Isabel stared, wide-eyed, testing the waters. Perhaps she wasn't sure how much Jane knew.
“We're really sorry, Ms. Ryan.” Jesse folded his arms, a skinny, frightened kid now. “I just . . . When Harper's tournament got cancelled we thought . . .” He glanced at the sexed-up girl who had tried to seduce him and quickly turned back to Jane. “I want you to know, I respect your daughter.”
“That's not my daughter,” Jane hissed, though the falsity of the claim made her sway against a tiled post. “This is Isabel.”

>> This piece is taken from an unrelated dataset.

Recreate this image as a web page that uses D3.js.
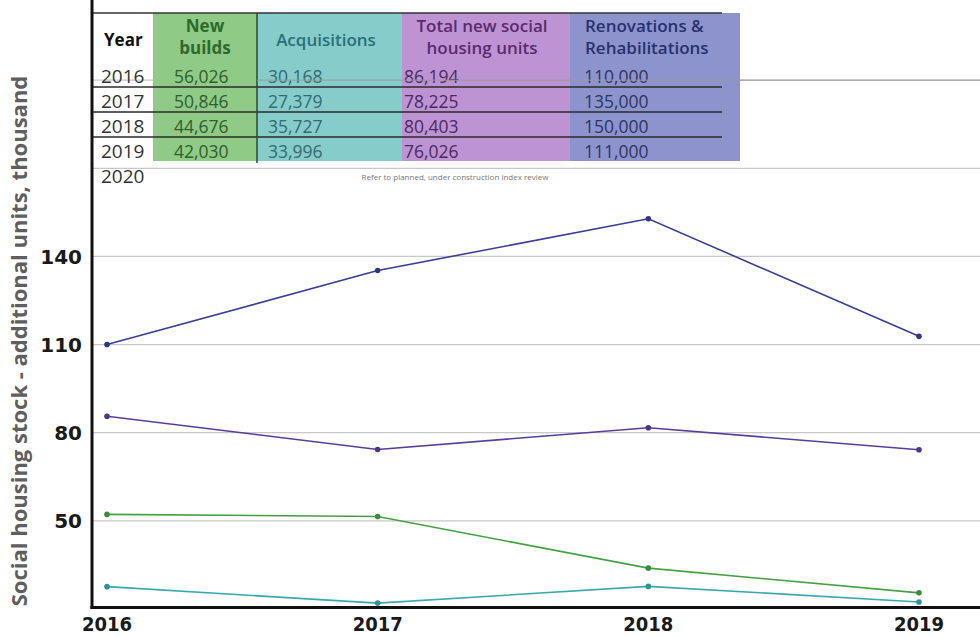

He winced as they both turned to her.
The beautiful face of her daughter, with swollen lips and slightly smudged mascara, transformed from the lazy grin of Harper to the more pert expression of Isabel. “Oh, Mom! You spoiled the joke. Harper and I were playing a little trick on Jesse.”
His face went sour as he raked back his hair. “A trick?”
“We wanted to see if you would notice if we switched places. Harper said it would be a real test of whether you really loved her for who she is. The love test.” She straightened her sweater—Harper's blue sweater, actually—and cocked her head to one side so that her hair fell over one eye. “I'm afraid you didn't do so well. But we don't have to tell Harper, right? I wouldn't want to hurt her.”
Fury roiled inside Jane at Isabel's feigned innocence.
“Crap,” Jesse breathed. “This is really twisted, man.”
“That's what I thought, at first,” Isabel said, “but Harper talked me into it. She said she doesn't want anything short of genuine love. The real thing.” She turned to Jane. “Right, Mom?”
Those were Harper's words. Now Jane felt a new confusion spinning inside her at the hint that Harper might have masterminded this whole thing.
“Ms. Ryan?” Jesse's dark eyes burned with misery. “I'm like, freaked out and sort of mortified. I'm gonna go.”
Watching him leave, Jane shared his confusion. “Why did you do this?” she begged Isabel.
“Because I wanted Harper to like me again. You've seen how she's been lately.” Isabel pressed a fist to her mouth, sniffing. “I'm sorry, Mom. It wasn't such a good idea, was it?”
Jane wondered when Isabel had started calling her “Mom,” and when had Isabel and Harper decided to switch places? “So this was planned. Have you ever pretended to be Harper before?”
“No,” Isabel insisted. “Well, just that once, the day you came to pick her up at Emma's house.”
Not sure what to believe, Jane just stared as a tear rolled down Isabel's cheek. She had always known Isabel to be forthright and truthful, but when she was dressed that way, Jane saw Harper's face—the face of a liar. But at the same time, Jane was compelled to defend Hoppy, who was having her boyfriend stolen away by her own sister when her back was turned.